Folks, it’s time to face the facts: Federal marijuana legalization is coming, and it’s coming quickly.
This isn’t some statement designed to frighten us, however. It is quite the opposite. In states and locales where the plant has been decriminalized or legalized outright, fantastic and prosperous things are happening. Opioid overdoses are down, profits are up, and teens are using less of the drug, possibly due to the inherent uncool nature of doing something that’s now legal.
You don’t have to use marijuana to be a fan of legal weed. This isn’t the 60’s anymore.
Now, a recent change to hemp laws is spurning a backdoor legalization of the drug in the Bible Belt, as metro Atlanta police departments are increasingly refusing to take legal action against users of the drug.
First, it was Gwinnett County.
The Gwinnett County Police Department announced Monday it will no longer write tickets or arrest anyone caught with an ounce or less of marijuana.
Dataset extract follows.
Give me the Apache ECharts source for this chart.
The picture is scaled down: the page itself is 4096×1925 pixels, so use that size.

The department publicized the change Monday, days after Gwinnett County Solicitor General Brian Whiteside announced his office would no longer prosecute marijuana cases. Both offices made the change because a new statewide law means a new drug identification test is necessary before marijuana cases can go to court.
Then came the shocker as Cobb County announced similar measures.
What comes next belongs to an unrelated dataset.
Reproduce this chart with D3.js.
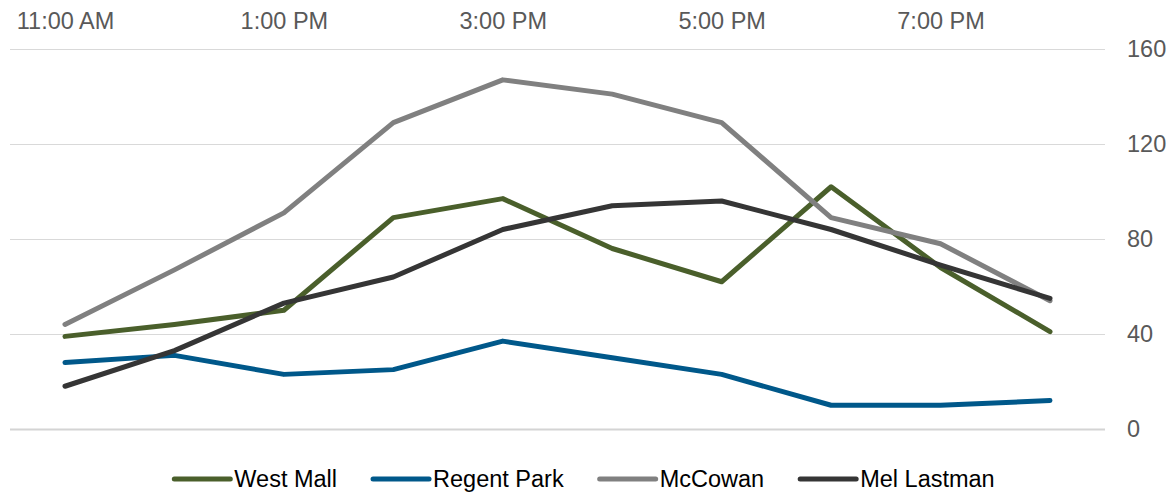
<!DOCTYPE html>
<html>
<head>
<meta charset="utf-8">
<script src="https://cdn.jsdelivr.net/npm/d3@7"></script>
<style>
  html, body { margin: 0; padding: 0; background: #fff; }
  svg { display: block; font-family: "Liberation Sans", Arial, sans-serif; }
</style>
</head>
<body>
<svg id="chart" width="1168" height="496"></svg>
<script>
const hours = ["11:00 AM","12:00 PM","1:00 PM","2:00 PM","3:00 PM","4:00 PM","5:00 PM","6:00 PM","7:00 PM","8:00 PM"];
const xTickLabels = ["11:00 AM","1:00 PM","3:00 PM","5:00 PM","7:00 PM"];
const yTicks = [0, 40, 80, 120, 160];
const seriesNames = ["West Mall","Regent Park","McCowan","Mel Lastman"];
const westMall   = [39, 44, 50, 89, 97, 76, 62, 102, 68, 41];
const regentPark = [28, 31, 23, 25, 37, 30, 23, 10, 10, 12];
const mcCowan    = [44, 67, 91, 129, 147, 141, 129, 89, 78, 54];
const melLastman = [18, 33, 53, 64, 84, 94, 96, 84, 69, 55];
const seriesColors = ["#4a5f2b", "#00588a", "#808080", "#353535"];

const seriesValues = [westMall, regentPark, mcCowan, melLastman];
const svg = d3.select("#chart");

const x = d3.scalePoint().domain(hours).range([65, 1050]);
const y = d3.scaleLinear().domain([0, 160]).range([429, 49]);

// Y axis + gridlines (right side)
const gridLeft = 10, gridRight = 1105;
const yAxis = svg.append("g")
  .attr("transform", `translate(${gridLeft},0)`)
  .call(d3.axisRight(y).tickValues(yTicks).tickSize(gridRight - gridLeft).tickPadding(22));
yAxis.select(".domain").remove();
yAxis.selectAll(".tick line")
  .attr("stroke", d => d === 0 ? "#d4d4d4" : "#d9d9d9")
  .attr("stroke-width", d => d === 0 ? 1.8 : 1.2);
yAxis.selectAll(".tick text")
  .attr("fill", "#595959")
  .style("font-size", "23.5px")
  .style("font-family", '"Liberation Sans", Arial, sans-serif');

// X axis (top)
const xAxis = svg.append("g")
  .attr("transform", "translate(0,37)")
  .call(d3.axisTop(x).tickValues(xTickLabels).tickSize(0).tickPadding(8));
xAxis.select(".domain").remove();
xAxis.selectAll(".tick text")
  .attr("fill", "#595959")
  .style("font-size", "23.5px")
  .style("font-family", '"Liberation Sans", Arial, sans-serif');

// Lines
const line = d3.line().x((d, i) => x(hours[i])).y(d => y(d));
seriesValues.forEach((vals, k) => {
  svg.append("path")
    .datum(vals)
    .attr("fill", "none")
    .attr("stroke", seriesColors[k])
    .attr("stroke-width", 5)
    .attr("stroke-linejoin", "round")
    .attr("stroke-linecap", "round")
    .attr("d", line);
});

// Legend
const legend = svg.append("g");
const swatchW = 56, swatchGap = 4, itemGap = 36, legendY = 479;
let cx = 0;
const items = [];
seriesNames.forEach((name, k) => {
  const g = legend.append("g");
  g.append("line")
    .attr("x1", 0).attr("x2", swatchW)
    .attr("y1", legendY).attr("y2", legendY)
    .attr("stroke", seriesColors[k]).attr("stroke-width", 5)
    .attr("stroke-linecap", "round");
  const t = g.append("text")
    .attr("x", swatchW + swatchGap).attr("y", legendY)
    .attr("dy", "0.35em")
    .attr("fill", "#000")
    .style("font-size", "23.5px")
    .text(name);
  const w = swatchW + swatchGap + t.node().getComputedTextLength();
  items.push({ g, w });
});
const total = d3.sum(items, d => d.w) + itemGap * (items.length - 1);
let start = 584.5 - total / 2;
items.forEach(it => {
  it.g.attr("transform", `translate(${start},0)`);
  start += it.w + itemGap;
});
</script>
</body>
</html>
Cobb County police and court staff are suspending their prosecution of people for possessing less than an ounce of marijuana, until a way around a new state law can be found.
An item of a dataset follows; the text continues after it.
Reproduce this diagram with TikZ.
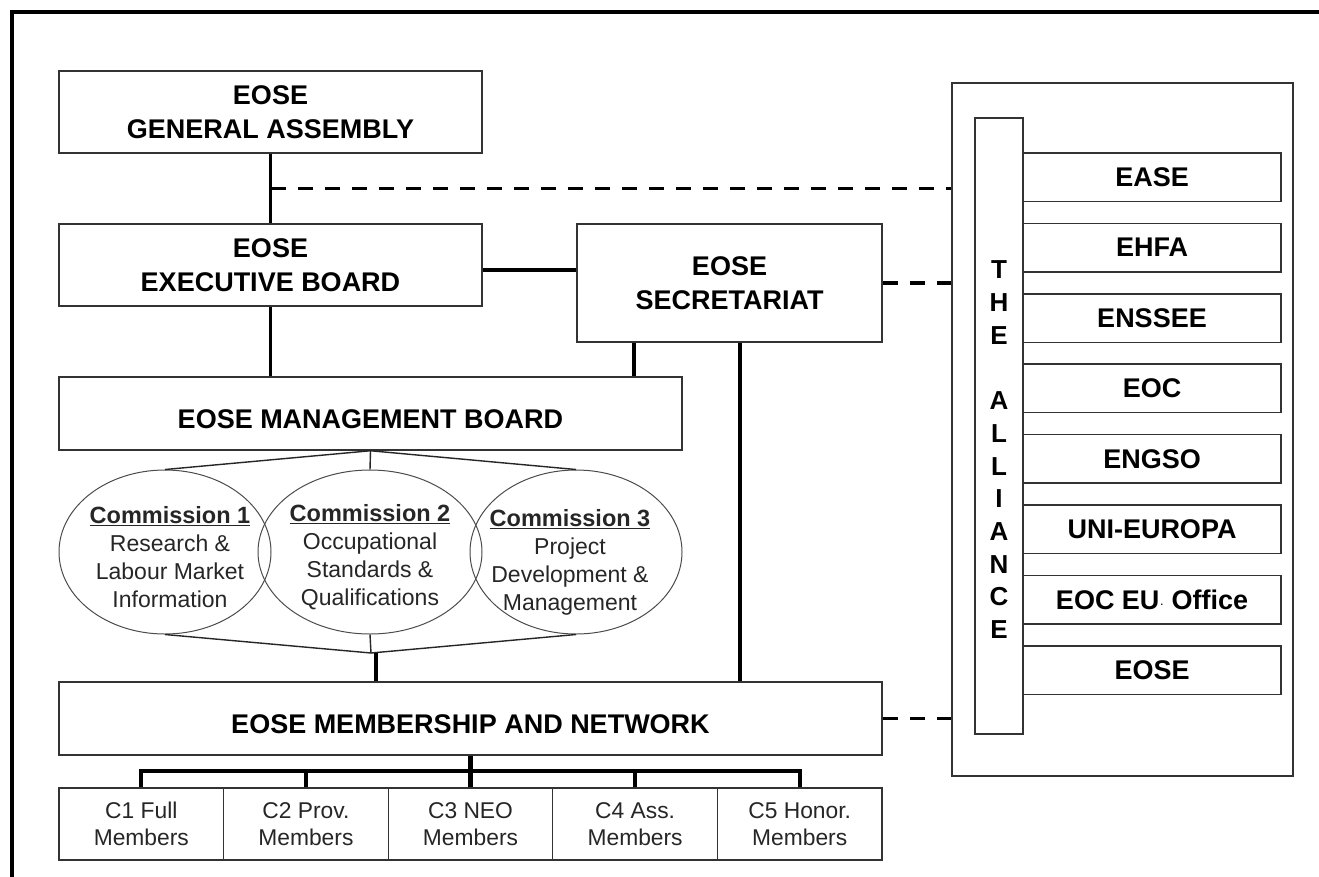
\documentclass[tikz,border=0pt]{standalone}
\usepackage{fontspec}
\setmainfont{Liberation Sans}
\usetikzlibrary{shapes.geometric,calc}
\newcommand\eoseBig{\fontsize{27}{34}\selectfont\bfseries}
\newcommand\eoseComm{\fontsize{23}{28}\selectfont}
\newcommand\eoseHead{\fontsize{23.5}{28}\selectfont\bfseries}
\newcommand\eoseSmall{\fontsize{22.8}{27}\selectfont}
\newcommand\eoseLetter{\fontsize{26}{30}\selectfont\bfseries}
\begin{document}
\begin{tikzpicture}[x=1pt,y=-1pt,
  bigbox/.style={draw=black!80, line width=1.5pt, inner sep=0pt, align=center, font=\eoseBig},
  orgbox/.style={draw=black!80, line width=1.5pt, inner sep=0pt, minimum width=258pt, minimum height=48.5pt, font=\eoseBig},
  membox/.style={draw=black!80, line width=1.2pt, inner sep=0pt, minimum width=164.6pt, minimum height=72pt, align=center, font=\eoseSmall, text=black!85},
  comm/.style={ellipse, draw=black!70, line width=1pt, inner sep=0pt, minimum height=164pt},
  commtext/.style={align=center, font=\eoseComm, text=black!85, inner sep=0pt},
  conn/.style={line width=3.2pt, black},
  thinconn/.style={line width=1.4pt, black!85},
  dashconn/.style={line width=3.5pt, black, dash pattern=on 15pt off 12pt},
  bus/.style={line width=4.2pt, black},
  letter/.style={font=\eoseLetter, inner sep=0pt}
]
\useasboundingbox (0,0) rectangle (1319,876);
\fill[white] (0,0) rectangle (1319,876);
\draw[line width=4pt] (12,885) -- (12,12) -- (1330,12);

% left column boxes
\node[bigbox, minimum width=423pt, minimum height=82pt] (ga) at (270.5,112) {EOSE\\GENERAL ASSEMBLY};
\node[bigbox, minimum width=423pt, minimum height=82pt] (ex) at (270.5,265) {EOSE\\EXECUTIVE BOARD};
\node[bigbox, minimum width=305pt, minimum height=118pt] (sec) at (729.5,283) {EOSE\\SECRETARIAT};
\node[bigbox, minimum width=623pt, minimum height=73pt] (mb) at (370.5,413.5) {\raisebox{-6pt}[\height][\depth]{EOSE MANAGEMENT BOARD}};
\node[bigbox, minimum width=823pt, minimum height=73pt] (mem) at (470.5,718.5) {\raisebox{-6pt}[\height][\depth]{EOSE MEMBERSHIP AND NETWORK}};

% commissions
\node[comm, minimum width=212pt] (e1) at (165,552) {};
\node[comm, minimum width=224pt] (e2) at (370,552) {};
\node[comm, minimum width=212pt] (e3) at (576,552) {};
\node[commtext] (t1) at (170,557) {{\eoseHead\underline{Commission 1}}\\Research \&\\Labour Market\\Information};
\node[commtext] (t2) at (370,557) {{\eoseHead\underline{Commission 2}}\\Occupational\\Standards \&\\Qualifications};
\node[commtext] (t3) at (570,562) {{\eoseHead\underline{Commission 3}}\\Project\\Development \&\\Management};

% member categories
\node[membox] (c1) at (141.3,824) {C1 Full\\Members};
\node[membox] (c2) at (305.9,824) {C2 Prov.\\Members};
\node[membox] (c3) at (470.5,824) {C3 NEO\\Members};
\node[membox] (c4) at (635.1,824) {C4 Ass.\\Members};
\node[membox] (c5) at (799.7,824) {C5 Honor.\\Members};

% alliance
\node[draw=black!80, line width=1.5pt, minimum width=341pt, minimum height=693pt, inner sep=0pt] (al) at (1122.5,429.5) {};
\node[draw=black!80, line width=1.5pt, minimum width=48pt, minimum height=616pt, inner sep=0pt] (bar) at (999,426) {};
\foreach \t [count=\i from 0] in {EASE,EHFA,ENSSEE,EOC,ENGSO,UNI-EUROPA,{EOC EU\hspace{1pt}{\fontsize{9}{9}\selectfont\raisebox{4pt}{.}}\hspace{1pt} Office},EOSE}
  \node[orgbox] (o\i) at (1152,{177.2+70.4*\i}) {\t};
\foreach \ch/\k in {T/0,H/1,E/2,A/4,L/5,L/6,I/7,A/8,N/9,C/10,E/11}
  \node[letter] (l\k) at (999,{270+32.7*\k}) {\ch};

% connectors
\draw[conn] (ga.south) -- (ex.north);
\coordinate (d1) at ($(ga.south)!0.5!(ex.north)$);
\draw[dashconn] (d1) -- (d1 -| al.west);
\draw[conn] ([yshift=-5pt]ex.east) -- ([yshift=-5pt]ex.east -| sec.west);
\draw[conn] (ex.south) -- (ex.south |- mb.north);
\draw[conn] ([xshift=-95.5pt]sec.south) -- ([xshift=-95.5pt]sec.south |- mb.north);
\draw[conn] ([xshift=10.5pt]sec.south) -- ([xshift=10.5pt]sec.south |- mem.north);
\draw[dashconn] (sec.east) -- (sec.east -| al.west);
\draw[dashconn] (mem.east) -- (mem.east -| al.west);

\draw[thinconn] (mb.south) -- (e1.north);
\draw[thinconn] (mb.south) -- (e2.north);
\draw[thinconn] (mb.south) -- (e3.north);
\coordinate (fn) at (371,653);
\draw[thinconn] (e1.south) -- (fn);
\draw[thinconn] (e2.south) -- (fn);
\draw[thinconn] (e3.south) -- (fn);
\draw[conn] ([xshift=5pt]fn) -- ([xshift=5pt]fn |- mem.north);

\coordinate (bus) at (470.5,771);
\draw[bus] (mem.south) -- (mem.south |- bus);
\draw[bus, line join=miter] (c1.north) -- (c1.north |- bus) -- (c5.north |- bus) -- (c5.north);
\foreach \c in {c2,c3,c4}
  \draw[bus] (\c.north) -- (\c.north |- bus);
\end{tikzpicture}
\end{document}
The change was confirmed by Cobb County Police Chief Tim Cox in a letter to the men and women of his department Monday.
Cobb County had been given the dubious colloquial acrostic “Count On Being Busted” after police officers were repeatedly reported to have arrested non-marijuana users for driving “while high”.
Both Cobb and Gwinnett County have cited Georgia’s recent legalization of hemp farming as the reason for the change.
Hemp, while not psychoactive, does contain trace amounts of THC – the active intoxicant in marijuana. Current technology does not allow for the cost-effective testing of THC potency, with police only able to determine whether THC is present at all. That means that perfectly legal hemp products will test positive under the current system, the same as THC-rich strains of marijuana.
The move comes months after the City of Atlanta decriminalized marijuana possession of under one ounce.